Despite what Donald Trump claimed at the time, the destroyer USS John McCain was partially hidden from view, on orders from the White House, when the then-president visited a Navy base in Japan in 2019, according to the new records obtained by Bloomberg.
The warship, named for the late Sen. John McCain (R-Ariz.), whose father and grandfather served in the Navy, was covered with a tarp when Trump visited the naval base in Yokosuka.
Trump insisted at the time that he had nothing to do with hiding the name and that some “well-meaning” person had apparently blackballed McCain’s name. But Navy personnel were trying to at least partially comply with White House orders, which dismayed Navy officials, according to the emails, obtained under a Freedom of Information Act request.
“This just makes me sad,” one official told another in an email.
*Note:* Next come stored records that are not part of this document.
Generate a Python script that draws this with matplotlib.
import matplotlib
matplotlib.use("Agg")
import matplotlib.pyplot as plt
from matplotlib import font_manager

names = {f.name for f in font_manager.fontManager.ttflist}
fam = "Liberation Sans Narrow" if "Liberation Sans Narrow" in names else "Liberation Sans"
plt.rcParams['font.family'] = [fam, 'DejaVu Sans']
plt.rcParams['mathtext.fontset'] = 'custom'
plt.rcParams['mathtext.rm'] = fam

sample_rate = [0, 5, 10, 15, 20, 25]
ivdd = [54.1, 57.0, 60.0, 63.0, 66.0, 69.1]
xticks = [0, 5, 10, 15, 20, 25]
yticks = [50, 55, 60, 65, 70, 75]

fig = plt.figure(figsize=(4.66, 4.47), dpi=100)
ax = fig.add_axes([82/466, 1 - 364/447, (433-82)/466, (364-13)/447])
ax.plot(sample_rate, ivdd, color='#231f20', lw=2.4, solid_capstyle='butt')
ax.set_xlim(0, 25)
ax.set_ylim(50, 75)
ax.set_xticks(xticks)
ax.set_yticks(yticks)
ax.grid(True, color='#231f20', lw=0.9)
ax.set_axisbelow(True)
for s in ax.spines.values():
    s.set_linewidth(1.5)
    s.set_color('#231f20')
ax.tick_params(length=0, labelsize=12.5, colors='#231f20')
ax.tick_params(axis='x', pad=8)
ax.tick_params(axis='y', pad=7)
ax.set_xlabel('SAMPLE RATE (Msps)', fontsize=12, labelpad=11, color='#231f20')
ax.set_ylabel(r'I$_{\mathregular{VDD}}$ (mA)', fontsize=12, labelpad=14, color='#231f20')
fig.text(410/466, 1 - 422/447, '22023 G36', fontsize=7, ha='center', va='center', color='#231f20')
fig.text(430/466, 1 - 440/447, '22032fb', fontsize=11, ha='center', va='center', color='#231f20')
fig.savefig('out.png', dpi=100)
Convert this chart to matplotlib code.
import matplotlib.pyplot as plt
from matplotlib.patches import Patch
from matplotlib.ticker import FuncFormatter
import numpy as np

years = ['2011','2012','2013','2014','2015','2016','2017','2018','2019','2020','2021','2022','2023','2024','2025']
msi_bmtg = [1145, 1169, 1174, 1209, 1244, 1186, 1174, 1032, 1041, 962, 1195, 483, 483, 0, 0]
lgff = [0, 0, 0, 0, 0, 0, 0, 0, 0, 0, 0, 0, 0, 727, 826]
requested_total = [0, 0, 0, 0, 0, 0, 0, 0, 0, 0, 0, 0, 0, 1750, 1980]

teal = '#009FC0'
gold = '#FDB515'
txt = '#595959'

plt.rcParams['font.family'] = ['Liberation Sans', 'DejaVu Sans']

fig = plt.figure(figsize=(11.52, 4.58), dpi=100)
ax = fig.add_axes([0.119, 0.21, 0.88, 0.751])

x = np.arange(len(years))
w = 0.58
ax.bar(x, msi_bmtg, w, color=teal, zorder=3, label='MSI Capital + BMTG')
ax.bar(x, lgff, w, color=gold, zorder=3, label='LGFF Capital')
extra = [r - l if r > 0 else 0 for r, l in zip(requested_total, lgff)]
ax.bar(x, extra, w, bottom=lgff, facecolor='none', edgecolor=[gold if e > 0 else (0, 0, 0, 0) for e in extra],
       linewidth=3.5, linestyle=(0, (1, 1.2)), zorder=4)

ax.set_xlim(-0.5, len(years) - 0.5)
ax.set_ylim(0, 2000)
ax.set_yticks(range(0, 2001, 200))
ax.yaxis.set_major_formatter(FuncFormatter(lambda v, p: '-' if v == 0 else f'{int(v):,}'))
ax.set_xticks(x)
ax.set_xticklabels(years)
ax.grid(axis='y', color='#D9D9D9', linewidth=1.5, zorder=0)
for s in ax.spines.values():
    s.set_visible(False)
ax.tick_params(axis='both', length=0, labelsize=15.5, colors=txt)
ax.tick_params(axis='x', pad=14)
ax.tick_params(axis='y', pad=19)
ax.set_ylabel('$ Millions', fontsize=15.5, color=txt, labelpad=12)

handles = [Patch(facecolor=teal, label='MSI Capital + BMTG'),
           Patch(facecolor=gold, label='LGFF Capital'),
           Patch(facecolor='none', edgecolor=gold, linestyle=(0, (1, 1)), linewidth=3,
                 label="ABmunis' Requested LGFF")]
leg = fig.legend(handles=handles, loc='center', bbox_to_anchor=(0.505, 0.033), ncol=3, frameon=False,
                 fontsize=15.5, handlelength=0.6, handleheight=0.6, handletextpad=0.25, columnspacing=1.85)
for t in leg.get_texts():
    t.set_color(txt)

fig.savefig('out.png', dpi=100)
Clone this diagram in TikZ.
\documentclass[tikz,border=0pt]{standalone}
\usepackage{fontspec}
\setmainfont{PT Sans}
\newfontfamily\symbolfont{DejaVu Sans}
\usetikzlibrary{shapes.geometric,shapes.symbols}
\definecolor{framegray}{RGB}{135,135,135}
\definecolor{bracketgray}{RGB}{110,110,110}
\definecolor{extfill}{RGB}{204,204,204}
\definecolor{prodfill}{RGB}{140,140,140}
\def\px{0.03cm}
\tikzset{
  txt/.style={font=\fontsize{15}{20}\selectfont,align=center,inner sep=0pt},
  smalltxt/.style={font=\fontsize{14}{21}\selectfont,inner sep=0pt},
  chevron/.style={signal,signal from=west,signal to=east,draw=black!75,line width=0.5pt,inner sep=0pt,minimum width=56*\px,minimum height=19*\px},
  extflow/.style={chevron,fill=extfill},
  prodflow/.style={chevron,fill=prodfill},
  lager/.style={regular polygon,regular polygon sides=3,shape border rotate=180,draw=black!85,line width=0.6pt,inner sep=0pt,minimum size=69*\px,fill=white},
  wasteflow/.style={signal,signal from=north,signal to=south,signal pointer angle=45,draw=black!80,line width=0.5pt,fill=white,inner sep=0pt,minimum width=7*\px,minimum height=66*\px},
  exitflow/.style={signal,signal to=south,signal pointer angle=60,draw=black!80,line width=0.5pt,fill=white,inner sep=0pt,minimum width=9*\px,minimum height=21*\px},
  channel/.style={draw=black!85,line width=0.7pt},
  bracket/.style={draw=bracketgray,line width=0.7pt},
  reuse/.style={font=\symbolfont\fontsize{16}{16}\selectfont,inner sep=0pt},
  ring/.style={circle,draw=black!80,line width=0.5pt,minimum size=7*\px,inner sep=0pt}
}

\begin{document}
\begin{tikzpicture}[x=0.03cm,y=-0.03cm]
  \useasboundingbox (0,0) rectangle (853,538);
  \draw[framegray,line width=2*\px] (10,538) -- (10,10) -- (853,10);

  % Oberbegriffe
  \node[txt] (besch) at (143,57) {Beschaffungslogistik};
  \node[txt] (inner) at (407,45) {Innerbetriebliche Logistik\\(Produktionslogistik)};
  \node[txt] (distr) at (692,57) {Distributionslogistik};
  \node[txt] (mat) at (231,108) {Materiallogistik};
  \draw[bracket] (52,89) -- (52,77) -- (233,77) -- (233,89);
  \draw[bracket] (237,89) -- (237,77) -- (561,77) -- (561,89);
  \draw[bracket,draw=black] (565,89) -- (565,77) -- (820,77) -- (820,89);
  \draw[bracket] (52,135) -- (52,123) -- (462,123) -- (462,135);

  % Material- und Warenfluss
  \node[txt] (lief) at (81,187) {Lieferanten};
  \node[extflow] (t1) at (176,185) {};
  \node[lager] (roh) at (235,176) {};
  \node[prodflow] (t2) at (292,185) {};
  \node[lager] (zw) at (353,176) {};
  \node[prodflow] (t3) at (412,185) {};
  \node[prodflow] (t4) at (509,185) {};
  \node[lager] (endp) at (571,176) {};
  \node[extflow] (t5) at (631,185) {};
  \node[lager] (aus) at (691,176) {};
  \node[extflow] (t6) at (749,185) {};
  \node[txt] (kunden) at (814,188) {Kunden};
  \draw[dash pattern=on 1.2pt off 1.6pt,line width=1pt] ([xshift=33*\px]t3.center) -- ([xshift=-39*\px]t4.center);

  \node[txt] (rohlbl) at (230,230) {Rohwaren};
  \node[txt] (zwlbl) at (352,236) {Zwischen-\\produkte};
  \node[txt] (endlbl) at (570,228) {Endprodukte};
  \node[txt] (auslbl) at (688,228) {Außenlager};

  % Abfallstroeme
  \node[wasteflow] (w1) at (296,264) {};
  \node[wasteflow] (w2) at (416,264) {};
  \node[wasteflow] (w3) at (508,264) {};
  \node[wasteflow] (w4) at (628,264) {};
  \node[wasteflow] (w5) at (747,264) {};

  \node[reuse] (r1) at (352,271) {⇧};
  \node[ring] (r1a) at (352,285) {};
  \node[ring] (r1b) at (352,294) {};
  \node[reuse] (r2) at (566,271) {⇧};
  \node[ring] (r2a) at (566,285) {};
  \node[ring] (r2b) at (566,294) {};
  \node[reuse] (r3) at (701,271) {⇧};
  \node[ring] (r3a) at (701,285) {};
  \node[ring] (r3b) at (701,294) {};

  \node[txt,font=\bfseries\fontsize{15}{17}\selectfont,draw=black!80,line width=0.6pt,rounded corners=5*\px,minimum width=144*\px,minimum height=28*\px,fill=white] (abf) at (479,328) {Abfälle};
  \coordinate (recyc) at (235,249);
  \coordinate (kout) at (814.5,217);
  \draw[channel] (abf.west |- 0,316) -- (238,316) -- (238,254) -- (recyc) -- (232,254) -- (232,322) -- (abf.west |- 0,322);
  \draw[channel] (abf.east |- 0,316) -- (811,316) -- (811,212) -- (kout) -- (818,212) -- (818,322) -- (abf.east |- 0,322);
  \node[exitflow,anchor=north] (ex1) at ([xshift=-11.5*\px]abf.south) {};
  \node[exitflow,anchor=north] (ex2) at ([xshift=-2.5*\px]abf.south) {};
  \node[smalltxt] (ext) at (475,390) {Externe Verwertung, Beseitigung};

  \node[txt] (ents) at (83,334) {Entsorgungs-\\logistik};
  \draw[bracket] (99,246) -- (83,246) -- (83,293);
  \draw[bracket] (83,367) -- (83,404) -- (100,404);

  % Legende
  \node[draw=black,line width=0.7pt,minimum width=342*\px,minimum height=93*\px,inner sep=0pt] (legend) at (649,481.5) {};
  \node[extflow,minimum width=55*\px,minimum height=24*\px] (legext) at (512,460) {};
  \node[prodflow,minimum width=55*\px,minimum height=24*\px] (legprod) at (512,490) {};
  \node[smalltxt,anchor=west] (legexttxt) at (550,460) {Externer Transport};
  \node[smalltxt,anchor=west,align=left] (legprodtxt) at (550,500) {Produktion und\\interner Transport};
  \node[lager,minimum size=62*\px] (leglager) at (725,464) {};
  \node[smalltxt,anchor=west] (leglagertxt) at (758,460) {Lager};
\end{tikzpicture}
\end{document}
The records confirm and elaborate on reports from The Wall Street Journal and The New York Times at the time.
Trump was a bitter rival of McCain. The two battled for the Republican presidential nomination in 2016, with Trump downplaying McCain’s sacrifice in the Vietnam War when he was a Navy pilot. McCain was captured and held as a prisoner of war for years in horrific conditions. Trump, who dodged military service by claiming he had bone spurs, disputed that McCain was a hero.
“He was a war hero because he was captured,” Trump mocked McCain during a chat in 2015. “I like people who weren’t captured.”
(In talks with his staff after visiting a French war memorial in 2018, Trump called Americans who died in World War I “losers” and “shitholes.”)
In an email to the Navy before Trump’s state visit in May, a member of the US Indo-Pacific Command laid out a list of demands, including the directive that “USS John McCain must be out of the view,” according to records. The staff later followed up and asked, “Please confirm that number 3 will be satisfied.”
Ultimately, the boat was not hidden, but McCain’s name was obscured with a tarp.
The Navy gave all sailors aboard the McCain the day off while Trump visited Yokosuka, the Journal and Times reported. McCain’s sailors, whose uniforms included the ship’s insignia, were not invited to hear Trump speak that day, unlike sailors from other US warships at the base, the Times said, citing several members of the unnamed Navy service.
Trump insisted he played no role in covering up the name. He also claimed after his visit that he was “not aware” of any action by his own administration to hide the destroyer.
Months later, acting Defense Secretary Patrick Shanahan confirmed that the White House Military Office had made the request to keep the ship out of Trump’s sight.